[Written task] Return only the lines from the top of the data down to the one that holds "Chart.register(...registerables);", both included, without any pictures.

[Provided material]
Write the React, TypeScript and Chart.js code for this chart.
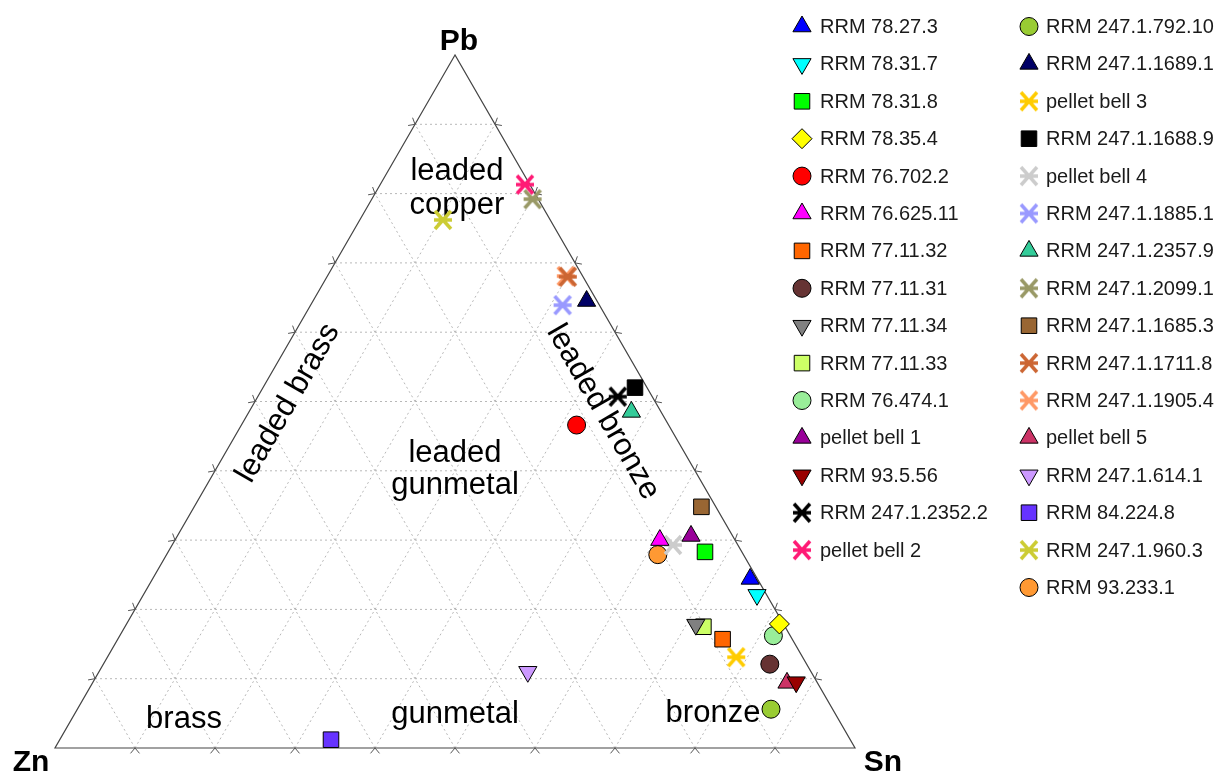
import React, { useEffect, useRef } from 'react';
import { Chart, registerables } from 'chart.js';
import { drawPoint } from 'chart.js/helpers';

Chart.register(...registerables);

// ---- data ----
const sampleNames = [
  'RRM 78.27.3', 'RRM 78.31.7', 'RRM 78.31.8', 'RRM 78.35.4', 'RRM 76.702.2',
  'RRM 76.625.11', 'RRM 77.11.32', 'RRM 77.11.31', 'RRM 77.11.34', 'RRM 77.11.33',
  'RRM 76.474.1', 'pellet bell 1', 'RRM 93.5.56', 'RRM 247.1.2352.2', 'pellet bell 2',
  'RRM 247.1.792.10', 'RRM 247.1.1689.1', 'pellet bell 3', 'RRM 247.1.1688.9', 'pellet bell 4',
  'RRM 247.1.1885.1', 'RRM 247.1.2357.9', 'RRM 247.1.2099.1', 'RRM 247.1.1685.3', 'RRM 247.1.1711.8',
  'RRM 247.1.1905.4', 'pellet bell 5', 'RRM 247.1.614.1', 'RRM 84.224.8', 'RRM 247.1.960.3',
  'RRM 93.233.1',
];
const pbPct = [
  24.4, 22.1, 28.3, 17.9, 46.6,
  30.0, 15.7, 12.1, 17.8, 17.5,
  16.2, 30.6, 9.5, 50.7, 81.3,
  5.6, 64.5, 13.1, 52.0, 29.3,
  63.9, 48.5, 79.2, 34.8, 68.0,
  68.1, 9.4, 11.0, 1.2, 76.2,
  27.9,
];
const snPct = [
  74.7, 76.7, 67.1, 81.6, 41.9,
  60.6, 75.6, 83.3, 71.2, 72.3,
  81.7, 64.2, 87.9, 45.0, 18.1,
  86.7, 34.2, 78.6, 46.5, 62.6,
  31.5, 47.8, 20.1, 63.4, 30.1,
  29.8, 86.8, 53.6, 33.9, 10.4,
  61.4,
];
const znPct = [
  0.9, 1.2, 4.6, 0.5, 11.5,
  9.4, 8.7, 4.6, 11.0, 10.2,
  2.1, 5.2, 2.6, 4.3, 0.6,
  7.7, 1.3, 8.3, 1.5, 8.1,
  4.6, 3.7, 0.7, 1.8, 1.9,
  2.1, 3.8, 35.4, 64.9, 13.4,
  10.7,
];
const markerColors = [
  '#0000ff', '#00ffff', '#00ff00', '#ffff00', '#ff0000',
  '#ff00ff', '#ff6600', '#663333', '#808080', '#ccff66',
  '#99ee99', '#990099', '#990000', '#000000', '#ff1a75',
  '#99cc33', '#000066', '#ffcc00', '#000000', '#cccccc',
  '#9999ff', '#33cc99', '#999966', '#996633', '#cc6633',
  '#ff9966', '#cc3366', '#cc99ff', '#6633ff', '#cccc33',
  '#ff9933',
];
const markerShapes = [
  'triangle', 'triangleDown', 'rect', 'rectRot', 'circle',
  'triangle', 'rect', 'circle', 'triangleDown', 'rect',
  'circle', 'triangle', 'triangleDown', 'asterisk', 'asterisk',
  'circle', 'triangle', 'asterisk', 'rect', 'asterisk',
  'asterisk', 'triangle', 'asterisk', 'rect', 'asterisk',
  'asterisk', 'triangle', 'triangleDown', 'rect', 'asterisk',
  'circle',
];
const legendColumnSplit = 15;
const vertexLabels = ['Pb', 'Zn', 'Sn'];
const gridDivisions = 10;

const H = Math.sqrt(3) / 2;

function toXY(pb: number, sn: number, zn: number) {
  const t = pb + sn + zn;
  const p = pb / t;
  const s = sn / t;
  return { x: s + p / 2, y: p * H };
}

function makeAsterisk(color: string): HTMLCanvasElement {
  const c = document.createElement('canvas');
  c.width = 24;
  c.height = 24;
  const g = c.getContext('2d')!;
  g.strokeStyle = color;
  g.lineWidth = 3.5;
  g.beginPath();
  g.moveTo(3, 12); g.lineTo(21, 12);
  g.moveTo(4, 3); g.lineTo(20, 21);
  g.moveTo(4, 21); g.lineTo(20, 3);
  g.stroke();
  return c;
}

function styleFor(i: number) {
  const shape = markerShapes[i];
  const color = markerColors[i];
  if (shape === 'asterisk') {
    return { pointStyle: makeAsterisk(color) as any, rotation: 0, radius: 10, borderWidth: 0 };
  }
  if (shape === 'triangle') return { pointStyle: 'triangle', rotation: 0, radius: 10.5, borderWidth: 1 };
  if (shape === 'triangleDown') return { pointStyle: 'triangle', rotation: 180, radius: 10.5, borderWidth: 1 };
  if (shape === 'rect') return { pointStyle: 'rect', rotation: 0, radius: 11, borderWidth: 1 };
  if (shape === 'rectRot') return { pointStyle: 'rectRot', rotation: 0, radius: 10, borderWidth: 1 };
  return { pointStyle: 'circle', rotation: 0, radius: 9, borderWidth: 1 };
}

export default function App() {
  const canvasRef = useRef<HTMLCanvasElement | null>(null);

  useEffect(() => {
    const canvas = canvasRef.current;
    if (!canvas) return;
    const styles = sampleNames.map((_, i) => styleFor(i));

    const datasets = sampleNames.map((name, i) => {
      const s = styles[i];
      return {
        label: name,
        data: [toXY(pbPct[i], snPct[i], znPct[i])],
        pointStyle: s.pointStyle,
        rotation: s.rotation,
        pointRadius: s.radius,
        pointHoverRadius: s.radius,
        backgroundColor: markerColors[i],
        borderColor: '#000000',
        borderWidth: s.borderWidth,
        pointBorderWidth: s.borderWidth,
        clip: false as any,
      };
    });

    const frame = {
      id: 'ternaryFrame',
      beforeDatasetsDraw(chart: any) {
        const ctx = chart.ctx as CanvasRenderingContext2D;
        const xs = chart.scales.x;
        const ys = chart.scales.y;
        const P = (pb: number, sn: number) => {
          const p = toXY(pb, sn, 1 - pb - sn);
          return [xs.getPixelForValue(p.x), ys.getPixelForValue(p.y)];
        };
        ctx.save();
        // grid
        ctx.strokeStyle = '#b8b8b8';
        ctx.lineWidth = 1;
        ctx.setLineDash([2, 3]);
        ctx.beginPath();
        for (let k = 1; k < gridDivisions; k++) {
          const f = k / gridDivisions;
          let a = P(f, 0), b = P(f, 1 - f);
          ctx.moveTo(a[0], a[1]); ctx.lineTo(b[0], b[1]);
          a = P(0, f); b = P(1 - f, f);
          ctx.moveTo(a[0], a[1]); ctx.lineTo(b[0], b[1]);
          a = P(0, 1 - f); b = P(1 - f, 0);
          ctx.moveTo(a[0], a[1]); ctx.lineTo(b[0], b[1]);
        }
        ctx.stroke();
        ctx.setLineDash([]);
        // triangle
        const A = P(1, 0), Zn = P(0, 0), Sn = P(0, 1);
        ctx.strokeStyle = '#444444';
        ctx.lineWidth = 1.2;
        ctx.beginPath();
        ctx.moveTo(A[0], A[1]); ctx.lineTo(Zn[0], Zn[1]); ctx.lineTo(Sn[0], Sn[1]); ctx.closePath();
        ctx.stroke();
        // ticks (chevrons)
        const chevron = (pt: number[], nx: number, ny: number) => {
          const L = 7;
          const ang = (40 * Math.PI) / 180;
          for (const sgn of [-1, 1]) {
            const c = Math.cos(sgn * ang), s = Math.sin(sgn * ang);
            const dx = nx * c - ny * s, dy = nx * s + ny * c;
            ctx.moveTo(pt[0], pt[1]);
            ctx.lineTo(pt[0] + dx * L, pt[1] + dy * L);
          }
        };
        ctx.strokeStyle = '#555555';
        ctx.lineWidth = 1;
        ctx.beginPath();
        for (let k = 1; k < gridDivisions; k++) {
          const f = k / gridDivisions;
          chevron(P(0, f), 0, 1);
          chevron(P(f, 0), -H, -0.5);
          chevron(P(f, 1 - f), H, -0.5);
        }
        ctx.stroke();

        // vertex labels
        ctx.fillStyle = '#000000';
        ctx.font = 'bold 30px "Liberation Sans", Arial, sans-serif';
        ctx.textAlign = 'center';
        ctx.textBaseline = 'alphabetic';
        ctx.fillText(vertexLabels[0], A[0] + 4, A[1] - 5);
        ctx.fillText(vertexLabels[1], Zn[0] - 24, Zn[1] + 23);
        ctx.fillText(vertexLabels[2], Sn[0] + 28, Sn[1] + 23);

        // region labels
        ctx.font = '31px "Liberation Sans", Arial, sans-serif';
        ctx.fillText('leaded', 457, 180);
        ctx.fillText('copper', 457, 214);
        ctx.fillText('leaded', 455, 462);
        ctx.fillText('gunmetal', 455, 494);
        ctx.fillText('brass', 184, 728);
        ctx.fillText('gunmetal', 455, 723);
        ctx.fillText('bronze', 713, 722);
        ctx.textBaseline = 'middle';
        ctx.save();
        ctx.translate(288, 403);
        ctx.rotate(-Math.PI / 3);
        ctx.fillText('leaded brass', 0, 0);
        ctx.restore();
        ctx.save();
        ctx.translate(603, 412);
        ctx.rotate(Math.PI / 3);
        ctx.fillText('leaded bronze', 0, 0);
        ctx.restore();
        ctx.restore();
      },
      afterDatasetsDraw(chart: any) {
        const ctx = chart.ctx as CanvasRenderingContext2D;
        ctx.save();
        ctx.font = '20px "Liberation Sans", Arial, sans-serif';
        ctx.textAlign = 'left';
        ctx.textBaseline = 'middle';
        sampleNames.forEach((name, i) => {
          const col = i < legendColumnSplit ? 0 : 1;
          const row = col === 0 ? i : i - legendColumnSplit;
          const mx = col === 0 ? 802 : 1029;
          const tx = col === 0 ? 820 : 1046;
          const y = 26.5 + row * 37.4;
          const s = styles[i];
          ctx.fillStyle = markerColors[i];
          ctx.strokeStyle = '#000000';
          ctx.lineWidth = s.borderWidth;
          drawPoint(ctx, { pointStyle: s.pointStyle, rotation: s.rotation, radius: s.radius, borderWidth: s.borderWidth } as any, mx, y);
          ctx.fillStyle = '#1a1a1a';
          ctx.fillText(name, tx, y + 1);
        });
        ctx.restore();
      },
    };

    const chart = new Chart(canvas, {
      type: 'scatter',
      data: { datasets: datasets as any },
      options: {
        animation: false,
        responsive: false,
        devicePixelRatio: 1,
        layout: { padding: { left: 55, right: 371, top: 55, bottom: 24 } },
        scales: {
          x: { type: 'linear', min: 0, max: 1, display: false },
          y: { type: 'linear', min: 0, max: H, display: false },
        },
        plugins: { legend: { display: false }, tooltip: { enabled: false } },
        events: [],
      },
      plugins: [frame as any],
    });
    return () => chart.destroy();
  }, []);

  return (
    <div style={{ position: 'absolute', left: 0, top: 0, width: 1226, height: 772, background: '#ffffff' }}>
      <canvas ref={canvasRef} width={1226} height={772} style={{ display: 'block' }} />
    </div>
  );
}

[Written solution]
Write the React, TypeScript and Chart.js code for this chart.
import React, { useEffect, useRef } from 'react';
import { Chart, registerables } from 'chart.js';
import { drawPoint } from 'chart.js/helpers';

Chart.register(...registerables);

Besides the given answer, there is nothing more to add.